Freesia – New Development at Seymour & Helmcken


Sunday, July 4th, 2004

Ashley Ford
Province

 

CREDIT: Jason Payne, The Province
For his comeback project, Henry Man is growing a condo tower from scratch.

Henry Man is definitely a business bird of a different feather.

For starters, the Vancouver developer simply says, “I don’t want to be greedy.”

While that may seem like an oxymoron in this world of ever-inflating residential real-estate values, consider the following: Man’s private development company,

Magellan2020, contributes 20 per cent of its annual profits to local charities.

Company employees also benefit, with another 20 per cent being targeted for a profit-sharing plan. Everyone, he says, from himself to the receptionist, is a partner in the company’s ventures.

He extends that to include the eventual homeowner.

“The buyer must be treated with absolute respect,” he says.

And respect is something Man already has, both inside and outside the development community.

Sol Wassemuhl, principal architect at Page & Steel Architects in Toronto, the city’s leading residential architectural firm, says: “I have never met anyone more knowledgeable in this field than Henry Man.”

Secondly, Man is a devout Roman Catholic who believes everything is pre-ordained and points to the heavens when asked why he has come out of retirement and dived head-first back into the often vicious development game with a $52-million, 185-unit development in Vancouver’s downtown south side called Freesia.

Man, 44, who by his own admission has more than enough to support his family of three kids and a wife, walked away from the business two years ago when he left the Concord Pacific Group, where he oversaw billions of dollars in real-estate investment in Vancouver and Toronto.

His personal property and investment portfolio afforded him the ability to cover his needs for the rest of his life, and he decided that jetting to Toronto and elsewhere every second of his life spelled danger for his family life.

So he took to the sidelines and spent much time doing family things and becoming involved with his church.

He even withstood a powerful invitation from Victor Li, son of fabled Hong Kong business magnate Li Ka-shing, to relocate to Hong Kong as an executive in one of the Li empire’s flagship companies.

And, that says Man, is where the “man upstairs” intervened again.

“I had no intention of ever going back into this business but, while lunching with a fellow church member, I discovered he was the owner of considerable land holdings [and he] asked me to assist him in planning and developing a downtown condominium project,” says Man.

Well one thing led to another and Man agreed to lend his expertise to designing a condo tower for the site and eventually took over the whole development process.

He was back in the business he thought he had left forever two years before.

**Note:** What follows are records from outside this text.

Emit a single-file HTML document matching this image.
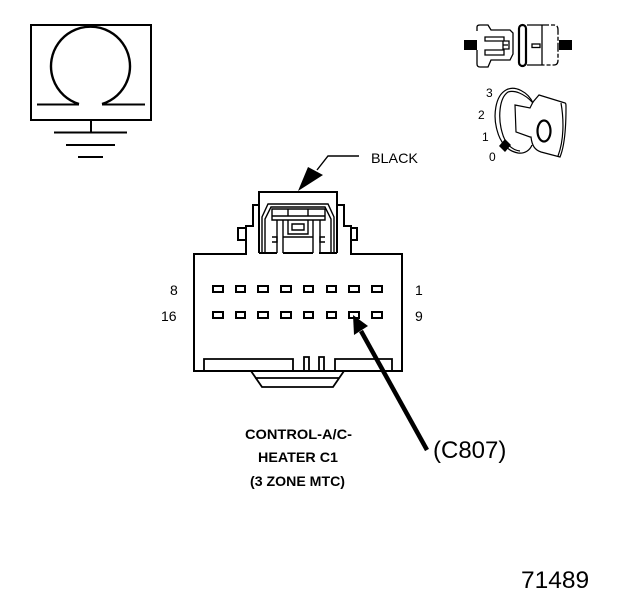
<!DOCTYPE html>
<html><head><meta charset="utf-8">
<style>
html,body{margin:0;padding:0;background:#fff;width:624px;height:600px;overflow:hidden}
svg{display:block}
text{font-family:"Liberation Sans",sans-serif;fill:#000}
</style></head>
<body>
<svg width="624" height="600" viewBox="0 0 624 600" xmlns="http://www.w3.org/2000/svg">
<rect width="624" height="600" fill="#fff"/>
<!-- ground symbol -->
<g fill="none" stroke="#000" stroke-width="2">
<rect x="31" y="25" width="120" height="95"/>
<path d="M79 104 A39.5 39.5 0 1 1 102 104" stroke-width="2.4"/>
<path d="M37 104.5H79M102 104.5H145"/>
<path d="M91 120V132M54 132.5H127M66 145H115M78 157H103"/>
</g>
<!-- plug icon -->
<g fill="#000"><rect x="464" y="40" width="13" height="10"/><rect x="559" y="40" width="13" height="10"/></g>
<g fill="none" stroke="#000" stroke-width="1.3">
<path d="M477 31V27Q477 25 480 25H488L491 30H510L513 33V54L510 60H491L488 67H480Q477 67 477 64V50"/>
<path d="M485 37H504V41H509V49H504V55H485V50H503V41H485Z"/>
<path d="M503 45H508"/>
<path d="M527 25H540M527 65H540"/>
<path d="M540 25H554Q558 25 558 30V60Q558 65 554 65H540" stroke-dasharray="9 2 4 2"/>
<path d="M542 25V65"/>
<rect x="532" y="44" width="8" height="3.5"/>
</g>
<rect x="519" y="25" width="7" height="41" rx="3.5" fill="none" stroke="#000" stroke-width="2.2"/>
<!-- key icon -->
<g fill="none" stroke="#000" stroke-width="1.2">
<path d="M533 103C528 92 515 85 506 90C495 96 493 116 497 130C500 142 507 151 518 153C525 154 530 150 532 145"/>
<path d="M533 103C524 93 514 90 508 92C499 98 498 118 502 132C505 144 512 150 520 151"/>
<path d="M515 105L530 108L533 102L539 95L565 103C566 103 566 105 566 108C566 125 565 145 560 157L541 152C535 150 532 146 531 137L530 137L516 132Z"/>
<path d="M561 103C564 120 564 140 558 156"/>
<ellipse cx="544" cy="131" rx="6.5" ry="10.5" stroke-width="2.2"/>
</g>
<path d="M505 139L511 145L505 152L499 146Z" fill="#000"/>
<g font-size="12">
<text x="486" y="97">3</text>
<text x="478" y="119">2</text>
<text x="482" y="141">1</text>
<text x="489" y="161">0</text>
</g>
<!-- black arrow -->
<path d="M359 156H328L317 170" fill="none" stroke="#000" stroke-width="1.4"/>
<path d="M298 191L308 167L323 175Z" fill="#000"/>
<text x="371" y="163" font-size="14" textLength="47" lengthAdjust="spacingAndGlyphs">BLACK</text>
<!-- connector -->
<g fill="none" stroke="#000" stroke-width="2">
<path d="M194 254H246V226H253V205H259V192H337V205H344V226H351V254H402V371H194Z"/>
<path d="M259 192V253M337 192V253"/>
<path d="M246 228H238V240H246M351 228H357V240H351"/>
<path d="M259 253H277M283 253H313M319 253H337"/>
</g>
<g fill="none" stroke="#000" stroke-width="1.4">
<path d="M262 253V217L268 204H328L334 217V253"/>
<path d="M265 253V219L271 207H325L331 219V253"/>
<path d="M272 209H325V216H272ZM272 216V220H325V216M288 209V216M308 209V216"/>
<path d="M277 220V253M320 220V253M283 220V253M313 220V253"/>
<path d="M288 220V234H308V220M292 224H304V230H292ZM283 237H313"/>
<path d="M272 237H277V242H272M325 237H320V242H325"/>
</g>
<g fill="none" stroke="#000" stroke-width="1.8">
<path d="M204 371V359H293V371M304 371V357H309V371M319 371V357H324V371M335 371V359H392V371"/>
<path d="M251 371L262 387H333L344 371M255 378H339"/>
</g>
<!-- pins -->
<g fill="none" stroke="#000" stroke-width="2">
<rect x="213" y="286" width="10" height="6"/><rect x="236" y="286" width="9" height="6"/><rect x="258" y="286" width="10" height="6"/><rect x="281" y="286" width="10" height="6"/><rect x="304" y="286" width="9" height="6"/><rect x="327" y="286" width="9" height="6"/><rect x="349" y="286" width="10" height="6"/><rect x="372" y="286" width="10" height="6"/>
<rect x="213" y="312" width="10" height="6"/><rect x="236" y="312" width="9" height="6"/><rect x="258" y="312" width="10" height="6"/><rect x="281" y="312" width="10" height="6"/><rect x="304" y="312" width="9" height="6"/><rect x="327" y="312" width="9" height="6"/><rect x="349" y="312" width="10" height="6"/><rect x="372" y="312" width="10" height="6"/>
</g>
<g font-size="14">
<text x="170" y="295">8</text>
<text x="161" y="321">16</text>
<text x="415" y="295">1</text>
<text x="415" y="321">9</text>
</g>
<!-- C807 arrow -->
<path d="M427 450L361 331" fill="none" stroke="#000" stroke-width="4.5"/>
<path d="M353 315L368 326L354 335Z" fill="#000"/>
<text x="433" y="458" font-size="24">(C807)</text>
<g font-size="14" font-weight="bold">
<text x="245" y="439" textLength="107" lengthAdjust="spacingAndGlyphs">CONTROL-A/C-</text>
<text x="258" y="462" textLength="80" lengthAdjust="spacingAndGlyphs">HEATER C1</text>
<text x="250" y="486" textLength="95" lengthAdjust="spacingAndGlyphs">(3 ZONE MTC)</text>
</g>
<text x="521" y="588" font-size="24.5">71489</text>
</svg>
</body></html>
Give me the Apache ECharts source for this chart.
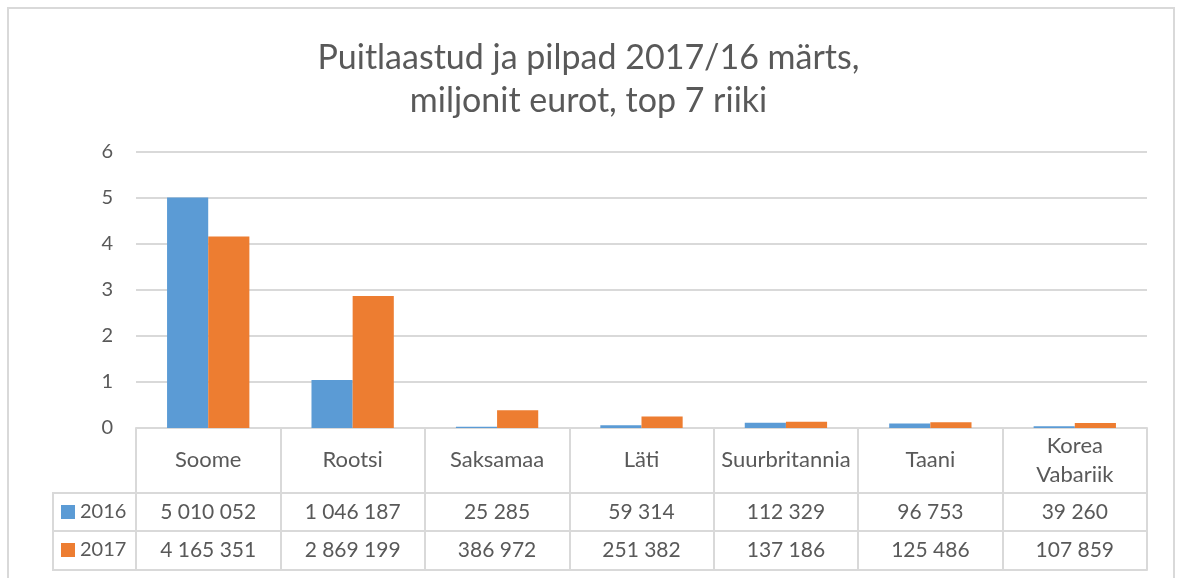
<!DOCTYPE html>
<html>
<head>
<meta charset="utf-8">
<script src="https://cdn.jsdelivr.net/npm/echarts@6/dist/echarts.min.js"></script>
<style>
  html, body { margin: 0; padding: 0; background: #fff; }
  #main { width: 1177px; height: 578px; }
</style>
</head>
<body>
<div id="main"></div>
<script>
const categories = ['Soome', 'Rootsi', 'Saksamaa', 'Läti', 'Suurbritannia', 'Taani', 'Korea Vabariik'];
const years = ['2016', '2017'];
const values2016 = [5010052, 1046187, 25285, 59314, 112329, 96753, 39260];
const values2017 = [4165351, 2869199, 386972, 251382, 137186, 125486, 107859];
const yTicks = [0, 1, 2, 3, 4, 5, 6];

const FONT = 'Lato, "Open Sans", sans-serif';
const TXT = '#595959';
const LINE = '#d9d9d9';

// 5010052 -> "5 010 052"
const fmt = (v) => String(v).replace(/\B(?=(\d{3})+(?!\d))/g, ' ');

let myChart = echarts.init(document.getElementById('main'));

const tableAxis = (data, offset, show) => ({
  type: 'category',
  position: 'bottom',
  offset: offset,
  data: data,
  axisLine: { show: true, lineStyle: { color: LINE, width: 2 } },
  axisTick: { show: false },
  axisLabel: {
    show: show,
    interval: 0,
    margin: 19,
    verticalAlign: 'middle',
    color: TXT,
    fontSize: 21,
    fontFamily: FONT
  }
});

const legendItem = (name, top) => ({
  data: [name],
  left: 56,
  top: top,
  itemWidth: 14,
  itemHeight: 14,
  itemGap: 0,
  icon: 'rect',
  textStyle: { fontSize: 20, color: TXT, fontFamily: FONT }
});

myChart.setOption({
  animation: false,
  textStyle: { fontFamily: FONT },
  title: {
    text: 'Puitlaastud ja pilpad 2017/16 märts,\nmiljonit eurot, top 7 riiki',
    left: 'center',
    top: 32,
    textStyle: {
      fontSize: 34,
      fontWeight: 'normal',
      color: TXT,
      lineHeight: 43,
      fontFamily: FONT
    }
  },
  legend: [legendItem(years[0], 497), legendItem(years[1], 535)],
  grid: {
    left: 136,
    right: 30,
    top: 152,
    height: 276
  },
  xAxis: [
    {
      type: 'category',
      data: categories,
      axisLine: { show: true, lineStyle: { color: LINE, width: 2 } },
      axisTick: { show: true, interval: 0, length: 142, lineStyle: { color: LINE, width: 2 } },
      axisLabel: {
        interval: 0,
        margin: 32,
        verticalAlign: 'middle',
        lineHeight: 29,
        color: TXT,
        fontSize: 22,
        fontFamily: FONT,
        formatter: (v) => v.replace(' ', '\n')
      }
    },
    tableAxis(values2016.map(fmt), 65, true),
    tableAxis(values2017.map(fmt), 103, true),
    tableAxis(categories, 142, false)
  ],
  yAxis: {
    type: 'value',
    min: yTicks[0],
    max: yTicks[yTicks.length - 1],
    interval: 1,
    axisLine: { show: false },
    axisTick: { show: false },
    axisLabel: { color: TXT, fontSize: 20, margin: 23, fontFamily: FONT },
    splitLine: { lineStyle: { color: LINE, width: 2 } }
  },
  series: [
    {
      name: years[0],
      type: 'bar',
      data: values2016.map((v) => v / 1e6),
      itemStyle: { color: '#5b9bd5' },
      barCategoryGap: '43%',
      barGap: '0%'
    },
    {
      name: years[1],
      type: 'bar',
      data: values2017.map((v) => v / 1e6),
      itemStyle: { color: '#ed7d31' },
      barCategoryGap: '43%',
      barGap: '0%'
    }
  ],
  graphic: [
    // outer chart border
    { type: 'rect', shape: { x: 8, y: 8, width: 1166, height: 600 }, style: { fill: 'none', stroke: LINE, lineWidth: 2 }, silent: true },
    // legend column of the data table
    { type: 'line', shape: { x1: 53, y1: 493, x2: 136, y2: 493 }, style: { stroke: LINE, lineWidth: 2 } },
    { type: 'line', shape: { x1: 53, y1: 531, x2: 136, y2: 531 }, style: { stroke: LINE, lineWidth: 2 } },
    { type: 'line', shape: { x1: 53, y1: 570, x2: 136, y2: 570 }, style: { stroke: LINE, lineWidth: 2 } },
    { type: 'line', shape: { x1: 53, y1: 492, x2: 53, y2: 571 }, style: { stroke: LINE, lineWidth: 2 } }
  ]
});

window.onresize = function () {
  myChart.resize();
};
</script>
</body>
</html>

The result is Freesia, a 132,000-square-foot building at Seymour and Helmcken that will boast some of the best values in the downtown core.

Construction of the Larry Doyle Architects-designed building will start this fall with completion set for 2006.

Prices will average about $400 a square foot and start at $198,000 for a 575-square- foot one-bedroom unit, ranging up to $765,000 for a three-bedroom, 1,650-square-foot penthouse.

Similar developments are currently fetching $420 to $440 a square foot.

How can he do it?

Attention to detail is probably understating the case. Man has put in endless hours designing the most space-efficient units possible. Some will even come complete with their own little rooftop herb garden, and there are other neat space savers, such as pull-out ironing boards that just slip out like a drawer.

“I believe we have achieved the absolute optimum usage of space in these units, which in turn translates into lower construction costs, which in turn gives me the opportunity to manoeuvre on pricing,” he says.

“I do not wish to be greedy. I have no reason to be and can thus leave something on the table,” the quietly spoken Man says.

Man holds an engineering degree from the University of B.C. and an MBA from the University of Calgary and is very centred on high business ethics and creating sound, lasting relationships.

He firmly believes that from start to finish a successful project has to be a collective effort that benefits the homeowner as much as it does the developer.

Man insists he is not back in the “development game” because he was bored.

“I firmly believe this is what God wanted me to do,” he says, pointing to the heavens again. “This was certainly not something I planned. That luncheon with my church colleague, I believe, was a signal from God telling me to use my talents for myself and for others.”

So, when Freesia is finished in a couple of years, will he retreat to the sidelines again?

Not likely. Man says there are residential projects in Kerrisdale and south Surrey on the drawing board.